◆ What you will do:
Drop the pictures, then extract the listing word for word.

◆ Provided material:

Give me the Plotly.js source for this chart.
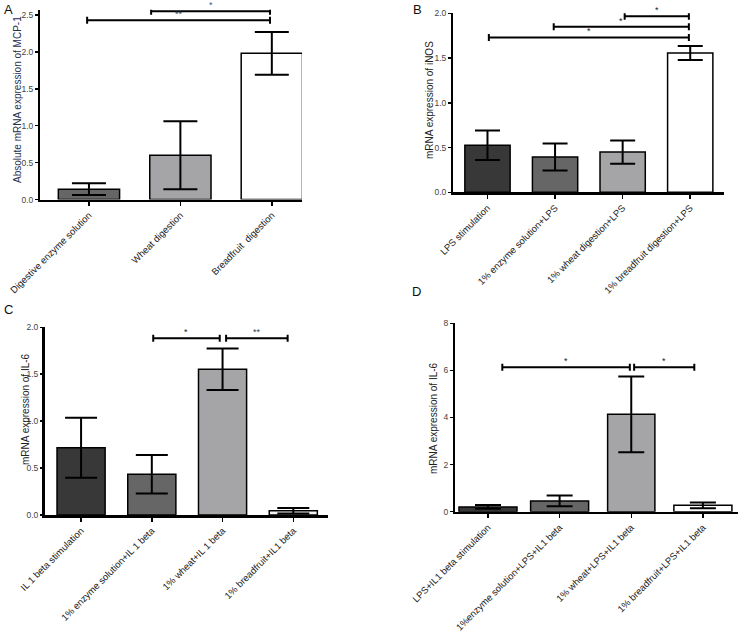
<!DOCTYPE html>
<html>
<head>
<meta charset="utf-8">
<script src="https://cdn.plot.ly/plotly-2.35.2.min.js"></script>
<style>
  body { margin: 0; background: #fff; }
  #chart { width: 740px; height: 632px; }
</style>
</head>
<body>
<div id="chart"></div>
<script>
// Panel A - MCP-1
var catsA = ['Digestive enzyme solution', 'Wheat digestion', 'Breadfruit  digestion'];
var meanA = [0.14, 0.60, 1.98];
var semA = [0.08, 0.46, 0.29];
var colorsA = ['#666666', '#a5a5a7', '#ffffff'];

// Panel B - iNOS
var catsB = ['LPS stimulation', '1% enzyme solution+LPS', '1% wheat digestion+LPS', '1% breadfruit digestion+LPS'];
var meanB = [0.525, 0.395, 0.45, 1.555];
var semB = [0.165, 0.15, 0.13, 0.078];
var colorsB = ['#383838', '#666666', '#a5a5a7', '#ffffff'];

// Panel C - IL-6 (IL 1 beta)
var catsC = ['IL 1 beta stimulation', '1% enzyme solution+IL 1 beta', '1% wheat+IL 1 beta', '1% breadfruit+IL1 beta'];
var meanC = [0.717, 0.434, 1.553, 0.046];
var semC = [0.32, 0.205, 0.22, 0.03];
var colorsC = ['#383838', '#666666', '#a5a5a7', '#f2f2f2'];

// Panel D - IL-6 (LPS + IL1 beta)
var catsD = ['LPS+IL1 beta stimulation', '1%enzyme solution+LPS+IL1 beta', '1% wheat+LPS+IL1 beta', '1% breadfruit+LPS+IL1 beta'];
var meanD = [0.2, 0.455, 4.135, 0.27];
var semD = [0.08, 0.23, 1.61, 0.12];
var colorsD = ['#383838', '#666666', '#a5a5a7', '#ffffff'];

// significance brackets: [from category, to category, level, label]
var sigA = [[0.68, 1.98, 2.55, '*'], [-0.02, 1.98, 2.43, '**']];
var sigB = [[2.03, 2.98, 1.966, '*'], [0.98, 2.98, 1.85, '*'], [0.02, 2.98, 1.73, '*']];
var sigC = [[1.02, 1.96, 1.884, '*'], [2.05, 2.92, 1.884, '**']];
var sigD = [[0.2, 1.98, 6.13, '*'], [2.04, 2.88, 6.13, '*']];

var FONT = 'Liberation Sans, Arial, sans-serif';

function barTrace(cats, mean, sem, colors, ax, capw, widths) {
  return {
    type: 'bar',
    x: cats,
    y: mean,
    width: widths,
    xaxis: 'x' + ax,
    yaxis: 'y' + ax,
    marker: { color: colors, line: { color: '#000', width: 1.5 } },
    error_y: { type: 'data', array: sem, visible: true, color: '#000', thickness: 2, width: capw },
    hoverinfo: 'skip'
  };
}

var data = [
  barTrace(catsA, meanA, semA, colorsA, '', 17, 0.67),
  barTrace(catsB, meanB, semB, colorsB, '2', 12.5, 0.67),
  barTrace(catsC, meanC, semC, colorsC, '3', 16, 0.68),
  barTrace(catsD, meanD, semD, colorsD, '4', 13, [0.81, 0.81, 0.66, 0.81])
];

var shapes = [];
var annotations = [];

function addSig(list, ax, starColors) {
  var xr = 'x' + ax, yr = 'y' + ax;
  list.forEach(function (s, i) {
    shapes.push({ type: 'line', xref: xr, yref: yr, x0: s[0], x1: s[1], y0: s[2], y1: s[2],
      line: { color: '#000', width: 2 } });
    [s[0], s[1]].forEach(function (xe) {
      shapes.push({ type: 'line', xref: xr, yref: yr, ysizemode: 'pixel', yanchor: s[2],
        x0: xe, x1: xe, y0: -3.5, y1: 3.5, line: { color: '#000', width: 2 } });
    });
    annotations.push({ xref: xr, yref: yr, x: (s[0] + s[1]) / 2, y: s[2], text: s[3],
      showarrow: false, yanchor: 'bottom', yshift: -1,
      font: { family: FONT, size: 9, color: starColors ? starColors[i] : '#222' } });
  });
}
addSig(sigA, '', ['#3a58a8', '#34405e']);
addSig(sigB, '2');
addSig(sigC, '3', ['#222', '#34405e']);
addSig(sigD, '4');

// panel letters and y titles
var letters = [['A', 2, 0], ['B', 411, 0], ['C', 2, 300], ['D', 410, 282]];
letters.forEach(function (l) {
  annotations.push({ xref: 'paper', yref: 'paper', x: l[1] / 740, y: 1 - l[2] / 632,
    xanchor: 'left', yanchor: 'top', text: l[0], showarrow: false,
    font: { family: FONT, size: 13, color: '#111' } });
});
var ytitles = [
  ['Absolute mRNA expression of MCP-1', 18, 100, '#26304f'],
  ['mRNA expression of iNOS', 430, 100, '#222'],
  ['mRNA expression of IL-6', 25, 409, '#222'],
  ['mRNA expression of IL-6', 433, 418, '#222']
];
ytitles.forEach(function (t) {
  annotations.push({ xref: 'paper', yref: 'paper', x: t[1] / 740, y: 1 - t[2] / 632,
    xanchor: 'center', yanchor: 'middle', textangle: -90, text: t[0], showarrow: false,
    font: { family: FONT, size: 10, color: t[3] } });
});

function xax(domain, range, anchor) {
  return {
    domain: domain, range: range, anchor: anchor, type: 'category',
    showline: true, linecolor: '#000', linewidth: 2.5,
    ticks: 'outside', ticklen: 4, tickwidth: 1.5, tickcolor: '#000',
    tickangle: -45, tickfont: { family: FONT, size: 9.5, color: '#222' },
    showgrid: false, zeroline: false, fixedrange: true
  };
}
function yax(domain, range, dtick, fmt, anchor) {
  return {
    domain: domain, range: range, anchor: anchor, dtick: dtick, tick0: 0, tickformat: fmt,
    showline: true, linecolor: '#000', linewidth: 2.5,
    ticks: 'outside', ticklen: 2.5, tickwidth: 1.5, tickcolor: '#000',
    tickfont: { family: FONT, size: 8.5, color: '#444' },
    showgrid: false, zeroline: false, fixedrange: true
  };
}

var layout = {
  width: 740,
  height: 632,
  margin: { l: 0, r: 0, t: 0, b: 0 },
  paper_bgcolor: '#fff',
  plot_bgcolor: 'rgba(0,0,0,0)',
  showlegend: false,
  bargap: 0.33,
  xaxis: xax([0.0541, 0.4081], [-0.535, 2.33], 'y'),
  yaxis: yax([0.6843, 0.9845], [0, 2.57], 0.5, '.1f', 'x'),
  xaxis2: xax([0.6122, 0.9784], [-0.51, 3.5], 'y2'),
  yaxis2: yax([0.6957, 0.9790], [0, 2], 0.5, '.1f', 'x2'),
  xaxis3: xax([0.0608, 0.4432], [-0.51, 3.49], 'y3'),
  yaxis3: yax([0.1851, 0.4821], [0, 2], 0.5, '.1f', 'x3'),
  xaxis4: xax([0.6149, 0.9973], [-0.46, 3.49], 'y4'),
  yaxis4: yax([0.1904, 0.4885], [0, 8], 2, 'd', 'x4'),
  shapes: shapes,
  annotations: annotations
};

Plotly.newPlot('chart', data, layout, { staticPlot: true, displayModeBar: false });
</script>
</body>
</html>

◆ The output:
Give me the Plotly.js source for this chart.
<!DOCTYPE html>
<html>
<head>
<meta charset="utf-8">
<script src="https://cdn.plot.ly/plotly-2.35.2.min.js"></script>
<style>
  body { margin: 0; background: #fff; }
  #chart { width: 740px; height: 632px; }
</style>
</head>
<body>
<div id="chart"></div>
<script>
// Panel A - MCP-1
var catsA = ['Digestive enzyme solution', 'Wheat digestion', 'Breadfruit  digestion'];
var meanA = [0.14, 0.60, 1.98];
var semA = [0.08, 0.46, 0.29];
var colorsA = ['#666666', '#a5a5a7', '#ffffff'];

// Panel B - iNOS
var catsB = ['LPS stimulation', '1% enzyme solution+LPS', '1% wheat digestion+LPS', '1% breadfruit digestion+LPS'];
var meanB = [0.525, 0.395, 0.45, 1.555];
var semB = [0.165, 0.15, 0.13, 0.078];
var colorsB = ['#383838', '#666666', '#a5a5a7', '#ffffff'];

// Panel C - IL-6 (IL 1 beta)
var catsC = ['IL 1 beta stimulation', '1% enzyme solution+IL 1 beta', '1% wheat+IL 1 beta', '1% breadfruit+IL1 beta'];
var meanC = [0.717, 0.434, 1.553, 0.046];
var semC = [0.32, 0.205, 0.22, 0.03];
var colorsC = ['#383838', '#666666', '#a5a5a7', '#f2f2f2'];

// Panel D - IL-6 (LPS + IL1 beta)
var catsD = ['LPS+IL1 beta stimulation', '1%enzyme solution+LPS+IL1 beta', '1% wheat+LPS+IL1 beta', '1% breadfruit+LPS+IL1 beta'];
var meanD = [0.2, 0.455, 4.135, 0.27];
var semD = [0.08, 0.23, 1.61, 0.12];
var colorsD = ['#383838', '#666666', '#a5a5a7', '#ffffff'];

// significance brackets: [from category, to category, level, label]
var sigA = [[0.68, 1.98, 2.55, '*'], [-0.02, 1.98, 2.43, '**']];
var sigB = [[2.03, 2.98, 1.966, '*'], [0.98, 2.98, 1.85, '*'], [0.02, 2.98, 1.73, '*']];
var sigC = [[1.02, 1.96, 1.884, '*'], [2.05, 2.92, 1.884, '**']];
var sigD = [[0.2, 1.98, 6.13, '*'], [2.04, 2.88, 6.13, '*']];

var FONT = 'Liberation Sans, Arial, sans-serif';

function barTrace(cats, mean, sem, colors, ax, capw, widths) {
  return {
    type: 'bar',
    x: cats,
    y: mean,
    width: widths,
    xaxis: 'x' + ax,
    yaxis: 'y' + ax,
    marker: { color: colors, line: { color: '#000', width: 1.5 } },
    error_y: { type: 'data', array: sem, visible: true, color: '#000', thickness: 2, width: capw },
    hoverinfo: 'skip'
  };
}

var data = [
  barTrace(catsA, meanA, semA, colorsA, '', 17, 0.67),
  barTrace(catsB, meanB, semB, colorsB, '2', 12.5, 0.67),
  barTrace(catsC, meanC, semC, colorsC, '3', 16, 0.68),
  barTrace(catsD, meanD, semD, colorsD, '4', 13, [0.81, 0.81, 0.66, 0.81])
];

var shapes = [];
var annotations = [];

function addSig(list, ax, starColors) {
  var xr = 'x' + ax, yr = 'y' + ax;
  list.forEach(function (s, i) {
    shapes.push({ type: 'line', xref: xr, yref: yr, x0: s[0], x1: s[1], y0: s[2], y1: s[2],
      line: { color: '#000', width: 2 } });
    [s[0], s[1]].forEach(function (xe) {
      shapes.push({ type: 'line', xref: xr, yref: yr, ysizemode: 'pixel', yanchor: s[2],
        x0: xe, x1: xe, y0: -3.5, y1: 3.5, line: { color: '#000', width: 2 } });
    });
    annotations.push({ xref: xr, yref: yr, x: (s[0] + s[1]) / 2, y: s[2], text: s[3],
      showarrow: false, yanchor: 'bottom', yshift: -1,
      font: { family: FONT, size: 9, color: starColors ? starColors[i] : '#222' } });
  });
}
addSig(sigA, '', ['#3a58a8', '#34405e']);
addSig(sigB, '2');
addSig(sigC, '3', ['#222', '#34405e']);
addSig(sigD, '4');

// panel letters and y titles
var letters = [['A', 2, 0], ['B', 411, 0], ['C', 2, 300], ['D', 410, 282]];
letters.forEach(function (l) {
  annotations.push({ xref: 'paper', yref: 'paper', x: l[1] / 740, y: 1 - l[2] / 632,
    xanchor: 'left', yanchor: 'top', text: l[0], showarrow: false,
    font: { family: FONT, size: 13, color: '#111' } });
});
var ytitles = [
  ['Absolute mRNA expression of MCP-1', 18, 100, '#26304f'],
  ['mRNA expression of iNOS', 430, 100, '#222'],
  ['mRNA expression of IL-6', 25, 409, '#222'],
  ['mRNA expression of IL-6', 433, 418, '#222']
];
ytitles.forEach(function (t) {
  annotations.push({ xref: 'paper', yref: 'paper', x: t[1] / 740, y: 1 - t[2] / 632,
    xanchor: 'center', yanchor: 'middle', textangle: -90, text: t[0], showarrow: false,
    font: { family: FONT, size: 10, color: t[3] } });
});

function xax(domain, range, anchor) {
  return {
    domain: domain, range: range, anchor: anchor, type: 'category',
    showline: true, linecolor: '#000', linewidth: 2.5,
    ticks: 'outside', ticklen: 4, tickwidth: 1.5, tickcolor: '#000',
    tickangle: -45, tickfont: { family: FONT, size: 9.5, color: '#222' },
    showgrid: false, zeroline: false, fixedrange: true
  };
}
function yax(domain, range, dtick, fmt, anchor) {
  return {
    domain: domain, range: range, anchor: anchor, dtick: dtick, tick0: 0, tickformat: fmt,
    showline: true, linecolor: '#000', linewidth: 2.5,
    ticks: 'outside', ticklen: 2.5, tickwidth: 1.5, tickcolor: '#000',
    tickfont: { family: FONT, size: 8.5, color: '#444' },
    showgrid: false, zeroline: false, fixedrange: true
  };
}

var layout = {
  width: 740,
  height: 632,
  margin: { l: 0, r: 0, t: 0, b: 0 },
  paper_bgcolor: '#fff',
  plot_bgcolor: 'rgba(0,0,0,0)',
  showlegend: false,
  bargap: 0.33,
  xaxis: xax([0.0541, 0.4081], [-0.535, 2.33], 'y'),
  yaxis: yax([0.6843, 0.9845], [0, 2.57], 0.5, '.1f', 'x'),
  xaxis2: xax([0.6122, 0.9784], [-0.51, 3.5], 'y2'),
  yaxis2: yax([0.6957, 0.9790], [0, 2], 0.5, '.1f', 'x2'),
  xaxis3: xax([0.0608, 0.4432], [-0.51, 3.49], 'y3'),
  yaxis3: yax([0.1851, 0.4821], [0, 2], 0.5, '.1f', 'x3'),
  xaxis4: xax([0.6149, 0.9973], [-0.46, 3.49], 'y4'),
  yaxis4: yax([0.1904, 0.4885], [0, 8], 2, 'd', 'x4'),
  shapes: shapes,
  annotations: annotations
};

Plotly.newPlot('chart', data, layout, { staticPlot: true, displayModeBar: false });
</script>
</body>
</html>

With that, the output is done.